Disguised as something?

$(n!)^{\frac{1}{n}} = (n(n-1)(n-2)...1)^{\frac{1}{n}} \le \left(n^n\right)^{\frac{1}{n}} = n$ $\implies \dfrac{n+1}{(n!)^{\frac{1}{n}}} \ge \dfrac{n+1}{n} \space$ and minimum happens when $(n!)^{\frac{1}{n}} = n \implies n = 1\space$ and $\dfrac{n+1}{(n!)^{\frac{1}{n}}} = \dfrac{1+1}{(1!)^1} = 2 \implies 2^2 = \boxed{4}$ .

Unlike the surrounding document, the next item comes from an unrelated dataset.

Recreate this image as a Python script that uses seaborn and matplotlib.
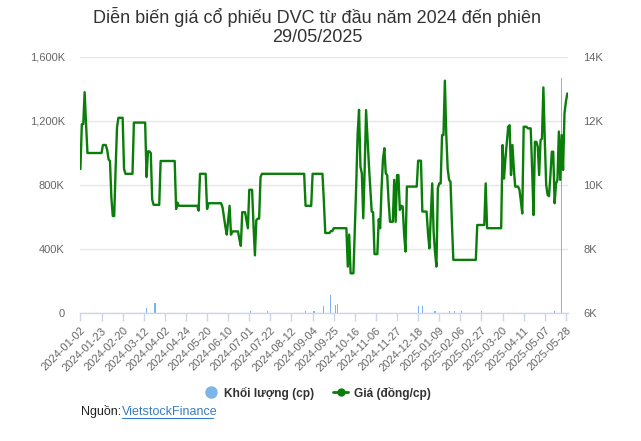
import numpy as np
import pandas as pd
import matplotlib
matplotlib.use("Agg")
import matplotlib.pyplot as plt
from matplotlib.lines import Line2D
import seaborn as sns

# ---- data ----
tick_labels = ["2024-01-02", "2024-01-23", "2024-02-20", "2024-03-12", "2024-04-02",
               "2024-04-24", "2024-05-20", "2024-06-10", "2024-07-01", "2024-07-22",
               "2024-08-12", "2024-09-04", "2024-09-25", "2024-10-16", "2024-11-06",
               "2024-11-27", "2024-12-18", "2025-01-09", "2025-02-06", "2025-02-27",
               "2025-03-20", "2025-04-11", "2025-05-07", "2025-05-28"]

# closing price (thousand VND) for each trading session, in order
price = ([10.5, 11.9, 11.9, 12.9, 11.9] + [11.0] * 11 + [11.25] * 3 +
         [11.1, 10.8, 10.75, 9.6, 9.03, 9.03, 10.5, 11.8] + [12.1] * 4 +
         [10.5] + [10.35] * 6 + [11.95] * 9 + [10.25, 11.05, 11.05, 11.0, 9.55] +
         [9.38] * 5 + [10.75] * 11 + [9.25, 9.45] + [9.35] * 14 + [9.2] +
         [10.35] * 5 + [9.25] + [9.43] * 10 +
         [9.3, 9.0, 8.7, 8.45, 8.9, 9.35, 8.45] + [8.55] * 5 + [8.3, 8.1] +
         [9.15] * 3 + [8.9, 8.65] + [9.85] * 3 + [8.75, 7.8, 8.9, 8.95, 8.95, 10.25] +
         [10.35] * 31 + [9.35] * 5 + [10.35] * 8 + [9.5] + [8.5] * 4 + [8.56] * 2 +
         [8.65] * 10 + [7.45, 8.45] + [7.24] * 3 +
         [8.6, 10.0, 11.6, 12.35, 10.57, 10.36, 8.96, 10.5, 12.34, 11.5, 10.63,
          9.9, 9.17, 9.15] + [7.84] * 3 +
         [8.93, 8.65, 9.9, 10.8, 11.15, 10.36, 10.31, 9.5] + [8.85] * 3 +
         [10.16, 8.85, 10.31, 10.31, 9.22, 9.35, 9.33, 8.5, 7.92] + [9.95] * 8 +
         [10.76] * 3 + [9.17] * 4 +
         [8.5, 8.02, 9.0, 10.05, 8.54, 7.9, 7.45, 9.9, 10.05, 10.05, 11.56, 11.56,
          13.26, 11.56, 10.5, 10.16, 10.1, 8.82] + [7.66] * 17 + [8.75] * 6 +
         [10.05] + [8.65] * 11 +
         [11.25, 10.2, 10.8, 11.3, 11.82, 11.87, 10.31, 11.25, 10.5, 9.95, 9.95,
          9.95, 9.85, 9.5, 9.11, 11.82, 11.82, 11.82, 11.77, 11.77, 11.77, 10.5,
          9.06, 11.35, 11.35, 11.2, 10.31, 11.4, 11.45, 13.05, 11.4, 10.0, 9.69,
          9.65, 10.3, 11.04, 11.04, 9.43, 10.05, 10.16, 11.67, 10.16, 11.56,
          10.47, 12.24, 12.6, 12.86])

# sessions with a visible volume bar (session index, volume in thousand shares)
vol_session = [47, 53, 121, 133, 160, 166, 173, 178, 181, 183, 240, 243, 252,
               262, 266, 271, 285, 337, 342]
vol_value = [30, 65, 10, 10, 10, 10, 45, 110, 52, 58, 42, 42, 10,
             10, 10, 10, 12, 10, 1470]

n = len(price)
assert n == 347, n
sessions = np.arange(n)
volume = np.zeros(n)
volume[vol_session] = vol_value
df = pd.DataFrame({"session": sessions, "price": price, "volume": volume})

# ---- figure ----
sns.set_theme(style="white")
plt.rcParams["font.family"] = ["Liberation Sans", "DejaVu Sans"]

fig = plt.figure(figsize=(6.41, 4.41), dpi=100)
L, R, T, B = 80 / 641, 568 / 641, 1 - 57 / 441, 1 - 313 / 441
ax = fig.add_axes([L, B, R - L, T - B])
ax2 = ax.twinx()

grid_c = "#e6e6e6"
axis_c = "#ccd6eb"
lab_c = "#666666"
vol_c = "#7cb5ec"
price_c = "#0a7d0a"

ax.bar(df["session"], df["volume"], width=0.8, color=vol_c, linewidth=0, zorder=2)
ax.set_ylim(0, 1600)
ax.set_yticks([0, 400, 800, 1200, 1600])
ax.set_yticklabels(["0", "400K", "800K", "1,200K", "1,600K"])
ax.yaxis.grid(True, color=grid_c, linewidth=1)
ax.set_axisbelow(True)

sns.lineplot(data=df, x="session", y="price", ax=ax2, color=price_c,
             linewidth=1.7, zorder=3, legend=False)
ax2.set_ylim(6, 14)
ax2.set_yticks([6, 8, 10, 12, 14])
ax2.set_yticklabels(["6K", "8K", "10K", "12K", "14K"])
ax2.grid(False)

ax.set_xlim(-0.3, 346.5)
ax.set_xticks(np.arange(0, n, 15))
ax.set_xticklabels(tick_labels, rotation=45, ha="right", rotation_mode="anchor")

for a in (ax, ax2):
    for s in a.spines.values():
        s.set_visible(False)
    a.set_xlabel("")
    a.set_ylabel("")
ax.spines["bottom"].set_visible(True)
ax.spines["bottom"].set_color(axis_c)
ax.spines["bottom"].set_linewidth(1)

ax.tick_params(axis="x", which="both", bottom=True, length=6, width=1,
               color=axis_c, labelsize=8, labelcolor=lab_c, pad=3)
ax.tick_params(axis="y", left=False, length=0, labelsize=8, labelcolor=lab_c, pad=11)
ax2.tick_params(axis="y", right=False, length=0, labelsize=8, labelcolor=lab_c, pad=11)

fig.text(0.495, 1 - 17 / 441, "Diễn biến giá cổ phiếu DVC từ đầu năm 2024 đến phiên",
         ha="center", va="center", fontsize=13, color="#333333")
fig.text(0.495, 1 - 38 / 441, "29/05/2025", ha="center", va="center",
         fontsize=13, color="#333333")

handles = [Line2D([], [], linestyle="none", marker="o", markersize=8,
                  markerfacecolor=vol_c, markeredgecolor=vol_c),
           Line2D([], [], color=price_c, linewidth=2, marker="o", markersize=5)]
fig.legend(handles, ["Khối lượng (cp)", "Giá (đồng/cp)"], loc="center",
           bbox_to_anchor=(0.495, 1 - 393 / 441), ncol=2, frameon=False,
           prop={"weight": "bold", "size": 8.6}, labelcolor="#333333",
           handlelength=1.2, handletextpad=0.5, columnspacing=1.6)

fig.text(81 / 641, 1 - 412 / 441, "Nguồn:", ha="left", va="center",
         fontsize=9, color="#222222")
fig.text(122 / 641, 1 - 412 / 441, "VietstockFinance", ha="left", va="center",
         fontsize=9, color="#3a7dbf")
fig.add_artist(Line2D([122 / 641, 213 / 641], [1 - 418 / 441, 1 - 418 / 441],
                      color="#3a7dbf", linewidth=0.8))

fig.savefig("out.png", dpi=100)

Sum of first $n$ positive integers is $\dfrac{n(n+1)}{2}$ .

By AM-GM inequality ,

$\dfrac{1 + 2+ 3 \cdots + (n-1) + n}{n} \geq (1\cdot 2\cdot 3\cdot \cdots (n-1) \cdot n )^{\frac{1}{n}}$

$\implies \dfrac{n(n+1)}{2n} \geq (n!)^{\frac{1}{n}}$

$\implies \dfrac{(n+1)}{2} \geq (n!)^{\frac{1}{n}}$

$\implies \dfrac{(n+1)}{(n!)^{\frac{1}{n}}} \geq 2$

$\implies$ minimum value of $\dfrac{(n+1)}{(n!)^{\frac{1}{n}}}$ is $2$ , hence our answer is $\boxed{4}$ .

Let $x$ be the or representative of the given expression.

Then $x^{n} = n+1(n+1)^{n-1}/n!$

The value of $(n+1)^{n-1}/n!$ will increase as with respect to $n$ therefore to get minimum x we have to put minimum value for n which is 1.

Harsh Shrivastava I know that you can provide a better solution. ;)

We can't have negative factorials here, that's for sure.

After, negative integers, comes $0$ .We could keep $n$ as $0$ , but then the power of $\frac{1}{0}$ would not work.

So we keep $n$ as $\boxed {1}$ and $\large \displaystyle \text {Bingo !}$

I bet everyone who solved this till 4/4/15 used this method hence nobody has written a solution till now.